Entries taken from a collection
──────

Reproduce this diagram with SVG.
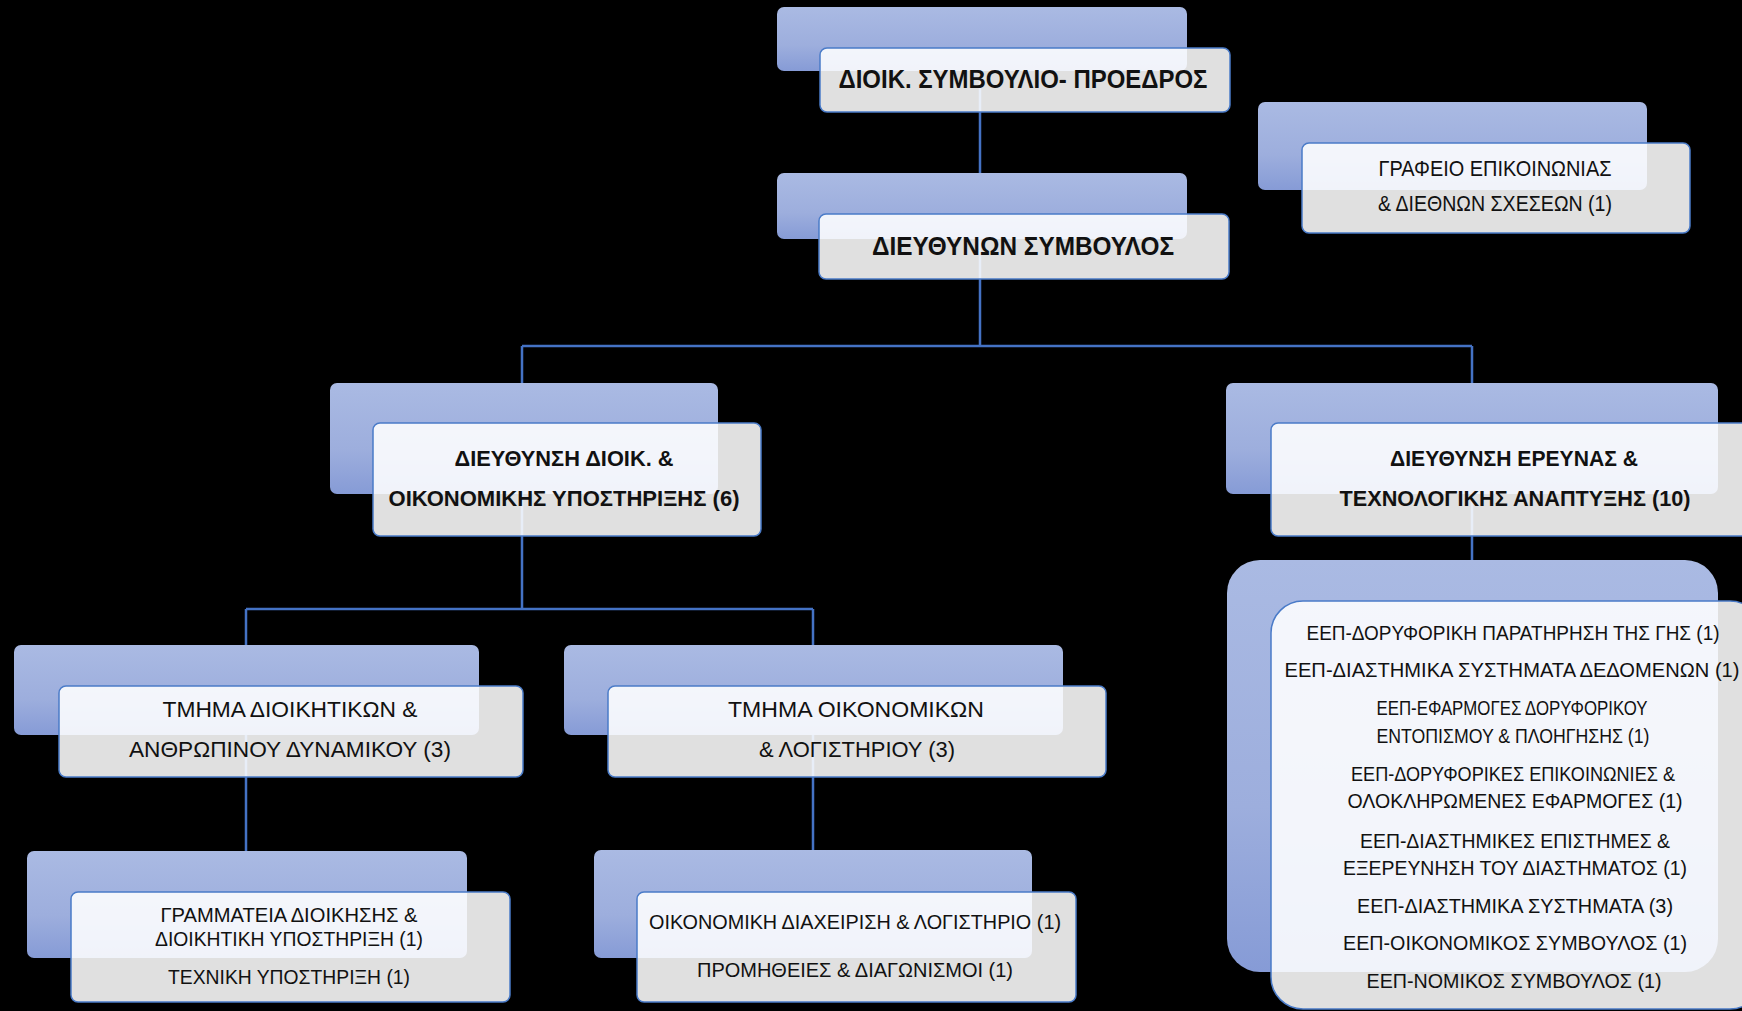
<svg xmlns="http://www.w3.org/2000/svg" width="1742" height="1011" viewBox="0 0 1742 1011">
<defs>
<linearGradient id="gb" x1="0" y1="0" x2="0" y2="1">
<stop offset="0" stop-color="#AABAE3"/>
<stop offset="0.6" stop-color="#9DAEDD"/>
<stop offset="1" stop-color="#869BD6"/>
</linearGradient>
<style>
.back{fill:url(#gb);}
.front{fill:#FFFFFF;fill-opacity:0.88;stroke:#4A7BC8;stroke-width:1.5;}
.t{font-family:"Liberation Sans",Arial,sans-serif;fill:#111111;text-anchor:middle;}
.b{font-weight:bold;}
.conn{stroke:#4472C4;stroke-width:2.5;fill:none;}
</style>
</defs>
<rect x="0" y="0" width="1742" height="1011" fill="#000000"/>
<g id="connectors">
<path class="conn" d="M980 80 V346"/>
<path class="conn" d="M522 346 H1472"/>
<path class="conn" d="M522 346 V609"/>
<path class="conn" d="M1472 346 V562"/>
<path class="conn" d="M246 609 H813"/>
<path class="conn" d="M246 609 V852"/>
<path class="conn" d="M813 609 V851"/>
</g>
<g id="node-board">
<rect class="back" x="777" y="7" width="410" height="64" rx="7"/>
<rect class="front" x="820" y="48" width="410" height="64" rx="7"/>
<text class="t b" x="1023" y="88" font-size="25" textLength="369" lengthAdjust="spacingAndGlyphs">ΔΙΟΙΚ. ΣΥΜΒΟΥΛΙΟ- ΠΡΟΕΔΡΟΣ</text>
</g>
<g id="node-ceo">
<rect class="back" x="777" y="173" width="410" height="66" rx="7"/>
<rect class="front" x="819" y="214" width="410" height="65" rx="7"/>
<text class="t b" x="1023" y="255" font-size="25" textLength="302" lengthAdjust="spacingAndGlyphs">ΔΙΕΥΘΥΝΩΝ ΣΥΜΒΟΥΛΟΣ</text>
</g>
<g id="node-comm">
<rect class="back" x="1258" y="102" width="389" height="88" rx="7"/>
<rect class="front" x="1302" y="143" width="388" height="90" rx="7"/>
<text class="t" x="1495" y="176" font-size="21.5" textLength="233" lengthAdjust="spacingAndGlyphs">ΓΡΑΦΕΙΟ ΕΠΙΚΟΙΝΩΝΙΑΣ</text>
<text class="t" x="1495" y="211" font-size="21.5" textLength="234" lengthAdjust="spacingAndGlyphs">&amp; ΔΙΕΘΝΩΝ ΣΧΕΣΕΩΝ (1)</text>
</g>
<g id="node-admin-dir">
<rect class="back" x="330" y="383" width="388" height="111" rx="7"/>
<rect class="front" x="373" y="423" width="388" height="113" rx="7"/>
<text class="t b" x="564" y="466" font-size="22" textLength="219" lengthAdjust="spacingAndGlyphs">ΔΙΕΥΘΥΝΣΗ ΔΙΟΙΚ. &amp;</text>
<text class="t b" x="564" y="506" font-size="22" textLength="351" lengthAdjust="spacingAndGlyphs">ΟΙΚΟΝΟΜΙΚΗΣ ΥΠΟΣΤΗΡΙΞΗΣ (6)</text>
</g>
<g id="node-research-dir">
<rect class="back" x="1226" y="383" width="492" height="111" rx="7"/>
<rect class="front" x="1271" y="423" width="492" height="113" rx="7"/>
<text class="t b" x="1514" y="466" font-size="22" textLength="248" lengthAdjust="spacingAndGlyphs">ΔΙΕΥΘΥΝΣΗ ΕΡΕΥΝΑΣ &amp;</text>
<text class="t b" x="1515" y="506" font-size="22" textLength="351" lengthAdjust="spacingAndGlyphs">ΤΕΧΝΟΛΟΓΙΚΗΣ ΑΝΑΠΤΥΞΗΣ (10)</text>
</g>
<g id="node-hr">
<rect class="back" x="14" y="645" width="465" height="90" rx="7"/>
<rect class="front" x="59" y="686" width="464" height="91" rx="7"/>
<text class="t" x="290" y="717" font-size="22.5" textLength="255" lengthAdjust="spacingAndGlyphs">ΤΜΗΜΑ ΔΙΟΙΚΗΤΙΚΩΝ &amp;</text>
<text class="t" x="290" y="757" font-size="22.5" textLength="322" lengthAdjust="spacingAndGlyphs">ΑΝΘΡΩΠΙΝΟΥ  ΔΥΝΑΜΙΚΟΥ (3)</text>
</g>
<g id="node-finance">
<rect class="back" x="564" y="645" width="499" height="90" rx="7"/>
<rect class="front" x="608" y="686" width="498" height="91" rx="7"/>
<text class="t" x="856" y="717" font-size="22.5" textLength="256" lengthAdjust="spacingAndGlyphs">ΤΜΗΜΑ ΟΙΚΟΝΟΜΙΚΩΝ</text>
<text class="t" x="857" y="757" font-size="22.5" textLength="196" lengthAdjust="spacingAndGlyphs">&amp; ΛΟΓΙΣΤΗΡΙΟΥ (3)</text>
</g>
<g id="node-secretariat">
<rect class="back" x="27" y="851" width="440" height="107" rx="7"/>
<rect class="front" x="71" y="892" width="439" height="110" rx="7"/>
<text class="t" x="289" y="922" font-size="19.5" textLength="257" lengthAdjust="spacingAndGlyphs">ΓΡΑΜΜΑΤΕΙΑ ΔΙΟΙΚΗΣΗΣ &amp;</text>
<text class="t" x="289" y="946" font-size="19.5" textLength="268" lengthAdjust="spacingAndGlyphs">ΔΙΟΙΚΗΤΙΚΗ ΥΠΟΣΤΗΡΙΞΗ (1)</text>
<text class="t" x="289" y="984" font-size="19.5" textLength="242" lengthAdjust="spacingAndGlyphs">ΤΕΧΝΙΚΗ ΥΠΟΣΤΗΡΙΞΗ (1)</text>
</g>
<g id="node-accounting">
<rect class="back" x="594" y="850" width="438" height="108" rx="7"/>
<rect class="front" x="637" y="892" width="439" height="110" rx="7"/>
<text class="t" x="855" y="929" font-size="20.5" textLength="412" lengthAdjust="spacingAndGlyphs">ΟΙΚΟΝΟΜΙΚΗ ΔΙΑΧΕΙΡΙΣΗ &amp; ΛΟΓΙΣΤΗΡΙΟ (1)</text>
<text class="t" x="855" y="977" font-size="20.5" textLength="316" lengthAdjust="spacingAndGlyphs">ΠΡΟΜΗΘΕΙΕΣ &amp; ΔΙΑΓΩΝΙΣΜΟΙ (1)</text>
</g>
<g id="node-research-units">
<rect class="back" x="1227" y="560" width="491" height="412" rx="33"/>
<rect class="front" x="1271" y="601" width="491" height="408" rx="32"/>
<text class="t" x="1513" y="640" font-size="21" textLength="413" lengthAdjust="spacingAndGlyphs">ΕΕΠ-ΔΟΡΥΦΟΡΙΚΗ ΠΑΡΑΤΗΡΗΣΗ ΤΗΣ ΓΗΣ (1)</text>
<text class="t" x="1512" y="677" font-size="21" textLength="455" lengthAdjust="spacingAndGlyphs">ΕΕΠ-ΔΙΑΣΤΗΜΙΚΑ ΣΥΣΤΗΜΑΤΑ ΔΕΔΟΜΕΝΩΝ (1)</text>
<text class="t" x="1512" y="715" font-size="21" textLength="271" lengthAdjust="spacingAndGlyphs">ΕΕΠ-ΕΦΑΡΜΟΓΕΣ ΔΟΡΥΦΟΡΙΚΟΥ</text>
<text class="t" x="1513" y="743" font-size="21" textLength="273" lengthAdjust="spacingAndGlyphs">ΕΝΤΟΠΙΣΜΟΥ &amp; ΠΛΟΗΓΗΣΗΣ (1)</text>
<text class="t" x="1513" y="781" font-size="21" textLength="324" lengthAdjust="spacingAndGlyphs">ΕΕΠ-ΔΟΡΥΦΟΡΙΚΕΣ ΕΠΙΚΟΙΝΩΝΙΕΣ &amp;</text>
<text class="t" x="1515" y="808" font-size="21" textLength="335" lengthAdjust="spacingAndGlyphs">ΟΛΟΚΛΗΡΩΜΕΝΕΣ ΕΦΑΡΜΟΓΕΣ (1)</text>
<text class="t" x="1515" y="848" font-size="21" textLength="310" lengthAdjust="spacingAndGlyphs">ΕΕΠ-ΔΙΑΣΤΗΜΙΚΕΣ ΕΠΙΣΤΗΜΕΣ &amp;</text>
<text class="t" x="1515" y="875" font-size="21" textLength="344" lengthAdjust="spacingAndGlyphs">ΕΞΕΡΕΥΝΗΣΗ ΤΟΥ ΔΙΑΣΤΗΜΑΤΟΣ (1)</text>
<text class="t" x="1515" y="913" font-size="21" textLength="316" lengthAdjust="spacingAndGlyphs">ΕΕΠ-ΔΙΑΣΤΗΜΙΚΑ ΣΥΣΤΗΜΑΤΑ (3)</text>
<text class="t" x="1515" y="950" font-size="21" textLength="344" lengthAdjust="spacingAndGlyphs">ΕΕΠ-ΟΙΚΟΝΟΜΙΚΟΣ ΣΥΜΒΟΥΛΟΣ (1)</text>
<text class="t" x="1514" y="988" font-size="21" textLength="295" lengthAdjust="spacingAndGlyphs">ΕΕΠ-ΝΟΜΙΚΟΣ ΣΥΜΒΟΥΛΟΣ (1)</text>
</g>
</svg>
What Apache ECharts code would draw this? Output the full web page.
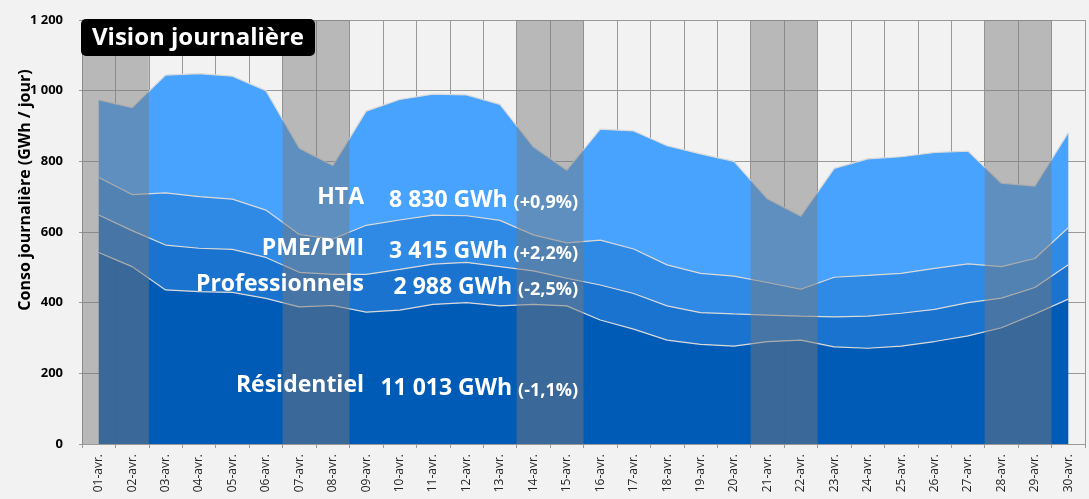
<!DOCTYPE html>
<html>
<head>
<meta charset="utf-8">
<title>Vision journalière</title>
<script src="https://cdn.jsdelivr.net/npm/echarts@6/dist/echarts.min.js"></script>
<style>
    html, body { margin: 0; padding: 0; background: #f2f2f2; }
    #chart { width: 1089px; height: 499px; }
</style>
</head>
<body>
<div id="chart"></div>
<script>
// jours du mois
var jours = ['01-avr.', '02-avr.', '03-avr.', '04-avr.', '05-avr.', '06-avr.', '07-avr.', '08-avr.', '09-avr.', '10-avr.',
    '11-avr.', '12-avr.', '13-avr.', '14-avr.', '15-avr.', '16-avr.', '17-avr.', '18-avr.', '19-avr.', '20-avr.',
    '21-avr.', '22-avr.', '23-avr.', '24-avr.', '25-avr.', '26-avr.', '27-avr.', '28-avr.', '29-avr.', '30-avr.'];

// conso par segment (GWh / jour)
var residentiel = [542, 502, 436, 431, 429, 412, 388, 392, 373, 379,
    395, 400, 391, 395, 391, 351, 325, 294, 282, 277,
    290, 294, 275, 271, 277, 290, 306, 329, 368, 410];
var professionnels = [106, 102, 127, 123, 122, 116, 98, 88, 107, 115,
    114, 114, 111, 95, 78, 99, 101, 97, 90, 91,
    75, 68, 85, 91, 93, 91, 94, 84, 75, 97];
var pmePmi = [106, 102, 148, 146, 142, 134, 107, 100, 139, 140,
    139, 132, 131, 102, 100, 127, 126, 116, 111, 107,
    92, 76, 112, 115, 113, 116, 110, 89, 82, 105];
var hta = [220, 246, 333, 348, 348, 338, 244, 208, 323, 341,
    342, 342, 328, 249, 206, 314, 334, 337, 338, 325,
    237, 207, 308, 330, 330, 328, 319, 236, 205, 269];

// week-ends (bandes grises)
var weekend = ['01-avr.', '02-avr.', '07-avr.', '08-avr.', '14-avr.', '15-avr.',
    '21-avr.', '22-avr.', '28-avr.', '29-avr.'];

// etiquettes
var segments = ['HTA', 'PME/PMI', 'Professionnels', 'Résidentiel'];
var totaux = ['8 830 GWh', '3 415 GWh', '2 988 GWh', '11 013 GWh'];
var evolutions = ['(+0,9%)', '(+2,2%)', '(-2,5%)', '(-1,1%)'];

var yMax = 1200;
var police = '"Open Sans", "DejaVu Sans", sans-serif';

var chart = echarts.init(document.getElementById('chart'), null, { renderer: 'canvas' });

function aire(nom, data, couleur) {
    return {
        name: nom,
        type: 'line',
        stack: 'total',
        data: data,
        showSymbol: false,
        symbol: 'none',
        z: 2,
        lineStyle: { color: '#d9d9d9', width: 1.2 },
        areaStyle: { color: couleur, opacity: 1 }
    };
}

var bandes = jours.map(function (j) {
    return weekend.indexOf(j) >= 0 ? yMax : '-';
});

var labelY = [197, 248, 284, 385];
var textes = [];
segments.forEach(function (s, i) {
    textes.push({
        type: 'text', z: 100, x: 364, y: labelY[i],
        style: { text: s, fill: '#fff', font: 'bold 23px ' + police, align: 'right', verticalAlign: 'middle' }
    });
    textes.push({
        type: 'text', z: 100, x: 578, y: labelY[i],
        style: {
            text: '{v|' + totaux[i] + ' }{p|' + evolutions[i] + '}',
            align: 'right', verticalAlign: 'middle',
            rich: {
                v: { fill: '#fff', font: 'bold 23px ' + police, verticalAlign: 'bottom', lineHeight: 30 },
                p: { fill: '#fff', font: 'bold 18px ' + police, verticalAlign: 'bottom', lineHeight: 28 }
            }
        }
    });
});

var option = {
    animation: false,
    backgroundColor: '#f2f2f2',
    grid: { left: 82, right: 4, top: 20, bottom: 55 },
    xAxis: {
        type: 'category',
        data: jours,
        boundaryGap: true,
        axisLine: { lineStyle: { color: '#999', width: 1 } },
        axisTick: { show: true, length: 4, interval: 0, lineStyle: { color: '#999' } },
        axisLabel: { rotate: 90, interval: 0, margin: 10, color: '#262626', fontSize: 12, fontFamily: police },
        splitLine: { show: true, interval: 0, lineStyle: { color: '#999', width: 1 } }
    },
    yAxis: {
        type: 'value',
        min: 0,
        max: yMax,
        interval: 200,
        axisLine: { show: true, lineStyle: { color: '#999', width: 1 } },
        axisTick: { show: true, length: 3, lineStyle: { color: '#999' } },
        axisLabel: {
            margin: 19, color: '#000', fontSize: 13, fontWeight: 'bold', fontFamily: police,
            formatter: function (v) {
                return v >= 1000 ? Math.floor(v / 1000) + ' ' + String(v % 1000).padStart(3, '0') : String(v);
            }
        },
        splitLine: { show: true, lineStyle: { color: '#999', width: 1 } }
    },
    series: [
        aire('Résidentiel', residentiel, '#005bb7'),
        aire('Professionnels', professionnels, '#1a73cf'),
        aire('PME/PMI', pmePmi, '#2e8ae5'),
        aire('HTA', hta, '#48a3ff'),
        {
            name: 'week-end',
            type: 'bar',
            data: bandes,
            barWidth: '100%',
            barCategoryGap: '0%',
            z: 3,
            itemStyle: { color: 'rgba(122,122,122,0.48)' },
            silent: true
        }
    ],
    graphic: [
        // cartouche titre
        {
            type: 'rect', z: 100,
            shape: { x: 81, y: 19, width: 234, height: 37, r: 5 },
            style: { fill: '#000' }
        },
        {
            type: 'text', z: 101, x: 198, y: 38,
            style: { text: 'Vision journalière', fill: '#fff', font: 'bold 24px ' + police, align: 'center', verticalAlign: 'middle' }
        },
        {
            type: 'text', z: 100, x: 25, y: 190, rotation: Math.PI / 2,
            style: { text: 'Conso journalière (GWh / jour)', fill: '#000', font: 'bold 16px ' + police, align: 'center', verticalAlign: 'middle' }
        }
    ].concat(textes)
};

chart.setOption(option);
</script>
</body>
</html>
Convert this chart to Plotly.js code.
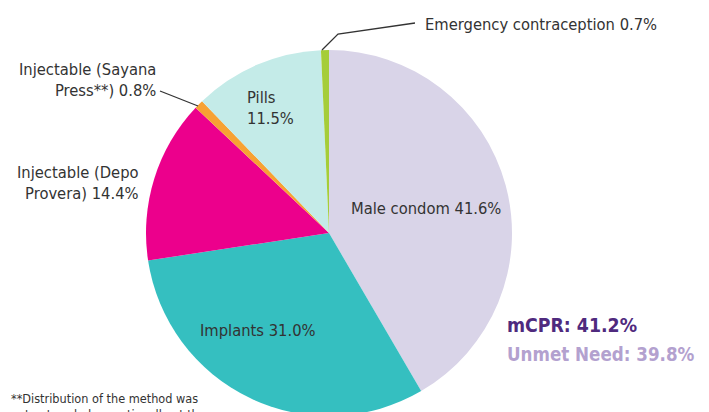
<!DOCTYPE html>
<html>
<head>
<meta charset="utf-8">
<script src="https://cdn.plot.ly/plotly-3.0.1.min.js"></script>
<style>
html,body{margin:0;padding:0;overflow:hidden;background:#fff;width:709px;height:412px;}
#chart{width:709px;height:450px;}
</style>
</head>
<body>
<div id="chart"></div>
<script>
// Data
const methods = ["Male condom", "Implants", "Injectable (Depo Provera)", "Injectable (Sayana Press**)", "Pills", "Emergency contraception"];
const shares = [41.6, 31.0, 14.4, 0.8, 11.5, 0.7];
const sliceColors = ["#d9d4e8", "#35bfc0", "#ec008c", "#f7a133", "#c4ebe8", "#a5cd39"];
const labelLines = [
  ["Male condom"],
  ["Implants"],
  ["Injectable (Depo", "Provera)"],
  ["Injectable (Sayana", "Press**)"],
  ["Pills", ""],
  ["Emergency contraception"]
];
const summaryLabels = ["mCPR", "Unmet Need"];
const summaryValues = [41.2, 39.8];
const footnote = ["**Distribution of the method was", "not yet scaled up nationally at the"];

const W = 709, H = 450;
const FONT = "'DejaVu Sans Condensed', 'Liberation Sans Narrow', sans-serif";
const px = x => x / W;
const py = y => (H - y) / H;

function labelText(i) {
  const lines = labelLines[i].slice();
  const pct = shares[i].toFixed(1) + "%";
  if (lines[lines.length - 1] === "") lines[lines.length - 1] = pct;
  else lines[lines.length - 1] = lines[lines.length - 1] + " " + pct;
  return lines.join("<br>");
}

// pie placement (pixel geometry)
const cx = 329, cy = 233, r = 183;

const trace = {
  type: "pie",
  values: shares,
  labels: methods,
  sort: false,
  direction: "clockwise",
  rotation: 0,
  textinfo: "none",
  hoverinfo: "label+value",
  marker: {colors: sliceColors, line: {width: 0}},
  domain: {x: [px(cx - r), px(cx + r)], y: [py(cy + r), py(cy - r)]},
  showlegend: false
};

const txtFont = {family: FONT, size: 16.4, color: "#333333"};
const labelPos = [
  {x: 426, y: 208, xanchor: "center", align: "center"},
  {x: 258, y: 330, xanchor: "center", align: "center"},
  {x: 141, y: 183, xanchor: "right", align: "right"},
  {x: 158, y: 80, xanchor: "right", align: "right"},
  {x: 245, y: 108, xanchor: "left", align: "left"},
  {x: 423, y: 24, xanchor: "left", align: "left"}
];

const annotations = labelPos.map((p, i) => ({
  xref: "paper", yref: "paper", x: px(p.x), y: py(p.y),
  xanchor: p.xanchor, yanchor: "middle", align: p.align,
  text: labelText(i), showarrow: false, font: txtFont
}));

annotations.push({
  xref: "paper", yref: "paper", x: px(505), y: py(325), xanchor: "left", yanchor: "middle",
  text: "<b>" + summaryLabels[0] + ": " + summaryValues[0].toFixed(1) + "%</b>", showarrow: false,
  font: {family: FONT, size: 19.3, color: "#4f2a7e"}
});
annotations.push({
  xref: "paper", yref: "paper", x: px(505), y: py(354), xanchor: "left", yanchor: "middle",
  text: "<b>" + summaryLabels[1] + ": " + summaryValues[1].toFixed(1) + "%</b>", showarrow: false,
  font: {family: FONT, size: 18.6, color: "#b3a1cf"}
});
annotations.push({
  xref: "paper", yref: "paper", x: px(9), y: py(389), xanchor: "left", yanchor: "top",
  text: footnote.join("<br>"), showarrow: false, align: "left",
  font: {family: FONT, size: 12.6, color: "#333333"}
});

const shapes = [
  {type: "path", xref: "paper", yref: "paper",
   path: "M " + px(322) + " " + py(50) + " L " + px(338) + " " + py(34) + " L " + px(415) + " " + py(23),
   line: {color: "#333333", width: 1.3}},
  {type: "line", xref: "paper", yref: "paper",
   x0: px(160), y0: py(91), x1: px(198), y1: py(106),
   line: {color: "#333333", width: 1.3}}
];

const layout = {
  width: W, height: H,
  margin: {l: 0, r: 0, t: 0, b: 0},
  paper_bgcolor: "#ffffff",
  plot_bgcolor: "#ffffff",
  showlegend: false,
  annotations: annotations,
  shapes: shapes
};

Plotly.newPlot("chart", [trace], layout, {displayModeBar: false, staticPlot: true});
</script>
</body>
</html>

──────

What to do
Return each line in the records that holds the string "code".

Task output
What Apache ECharts code would draw this? Output the full web page.
Convert this chart to Plotly.js code.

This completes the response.